— Task directions —
Everything from the first line of the data below through the line that contains "import * as" should be written out exactly, please, and nothing more; the pictures stay out.

— Data shown —
START
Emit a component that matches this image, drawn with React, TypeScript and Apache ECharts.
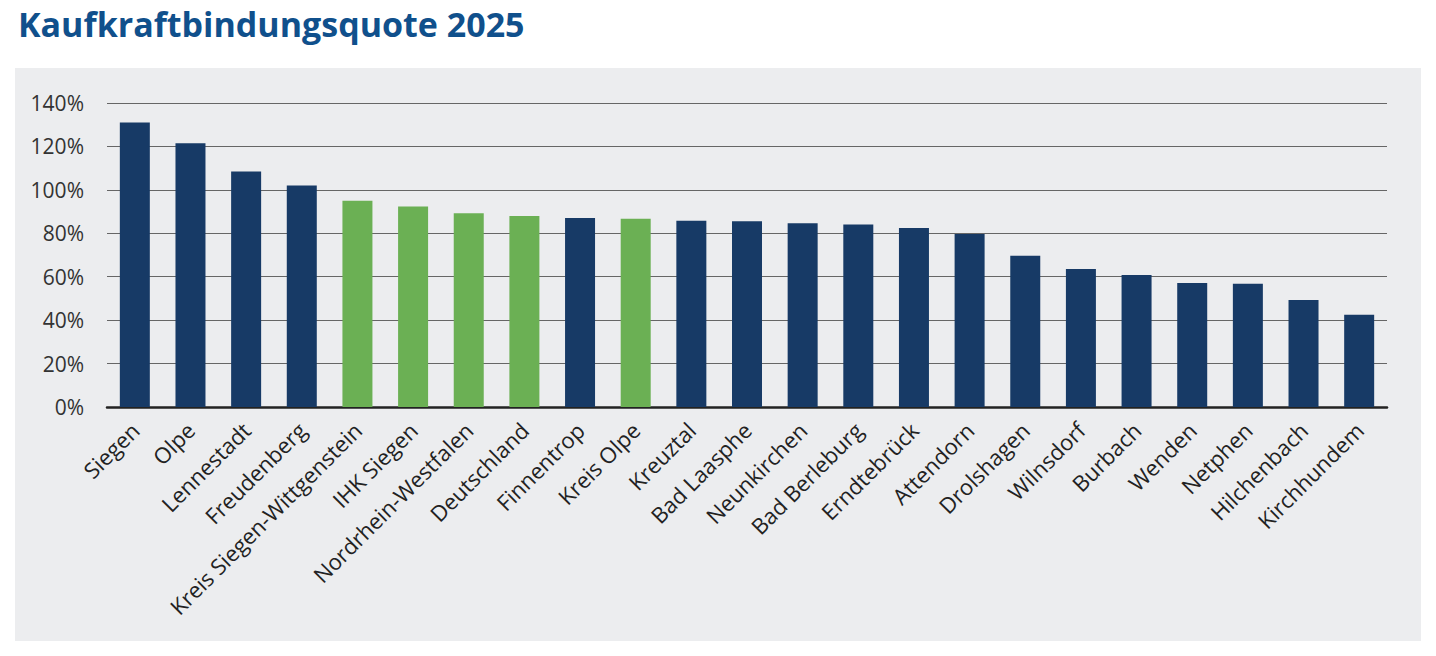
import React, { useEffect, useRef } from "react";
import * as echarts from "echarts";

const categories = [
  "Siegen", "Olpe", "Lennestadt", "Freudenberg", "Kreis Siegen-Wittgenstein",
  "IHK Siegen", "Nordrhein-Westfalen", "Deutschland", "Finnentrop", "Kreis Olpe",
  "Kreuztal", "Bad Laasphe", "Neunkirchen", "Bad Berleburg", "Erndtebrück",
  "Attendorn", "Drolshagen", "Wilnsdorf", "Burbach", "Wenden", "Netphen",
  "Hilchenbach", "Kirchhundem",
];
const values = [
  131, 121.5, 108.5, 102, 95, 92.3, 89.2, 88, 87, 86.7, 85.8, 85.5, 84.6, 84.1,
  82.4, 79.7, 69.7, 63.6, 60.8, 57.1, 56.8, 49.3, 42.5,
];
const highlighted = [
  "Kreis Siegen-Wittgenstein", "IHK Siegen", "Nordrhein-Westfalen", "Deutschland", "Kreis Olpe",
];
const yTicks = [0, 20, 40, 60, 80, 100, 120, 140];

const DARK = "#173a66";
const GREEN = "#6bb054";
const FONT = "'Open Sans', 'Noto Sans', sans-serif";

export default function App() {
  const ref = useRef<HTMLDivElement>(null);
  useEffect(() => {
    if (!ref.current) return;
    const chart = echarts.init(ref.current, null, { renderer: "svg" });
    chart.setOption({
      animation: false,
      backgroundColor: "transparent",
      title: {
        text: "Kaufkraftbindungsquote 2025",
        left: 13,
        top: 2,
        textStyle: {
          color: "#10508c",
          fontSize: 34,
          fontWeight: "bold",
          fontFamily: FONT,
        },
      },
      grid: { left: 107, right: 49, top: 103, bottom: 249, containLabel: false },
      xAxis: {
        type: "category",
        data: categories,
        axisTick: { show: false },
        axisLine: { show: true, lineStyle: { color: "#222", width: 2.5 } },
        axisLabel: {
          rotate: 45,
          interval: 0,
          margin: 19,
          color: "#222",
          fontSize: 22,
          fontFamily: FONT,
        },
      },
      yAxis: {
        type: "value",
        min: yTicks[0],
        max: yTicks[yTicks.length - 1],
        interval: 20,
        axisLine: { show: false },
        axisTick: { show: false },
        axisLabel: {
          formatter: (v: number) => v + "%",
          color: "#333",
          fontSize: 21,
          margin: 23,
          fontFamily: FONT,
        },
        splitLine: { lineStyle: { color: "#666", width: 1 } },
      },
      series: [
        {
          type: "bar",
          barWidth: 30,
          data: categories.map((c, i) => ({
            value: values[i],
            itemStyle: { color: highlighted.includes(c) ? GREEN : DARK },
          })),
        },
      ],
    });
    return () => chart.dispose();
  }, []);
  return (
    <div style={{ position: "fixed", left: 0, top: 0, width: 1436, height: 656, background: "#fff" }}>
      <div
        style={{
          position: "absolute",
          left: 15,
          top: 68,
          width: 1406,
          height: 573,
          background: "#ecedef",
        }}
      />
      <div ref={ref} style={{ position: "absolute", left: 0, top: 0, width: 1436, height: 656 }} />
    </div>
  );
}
END
— Complete answer —
Emit a component that matches this image, drawn with React, TypeScript and Apache ECharts.
import React, { useEffect, useRef } from "react";
import * as echarts from "echarts";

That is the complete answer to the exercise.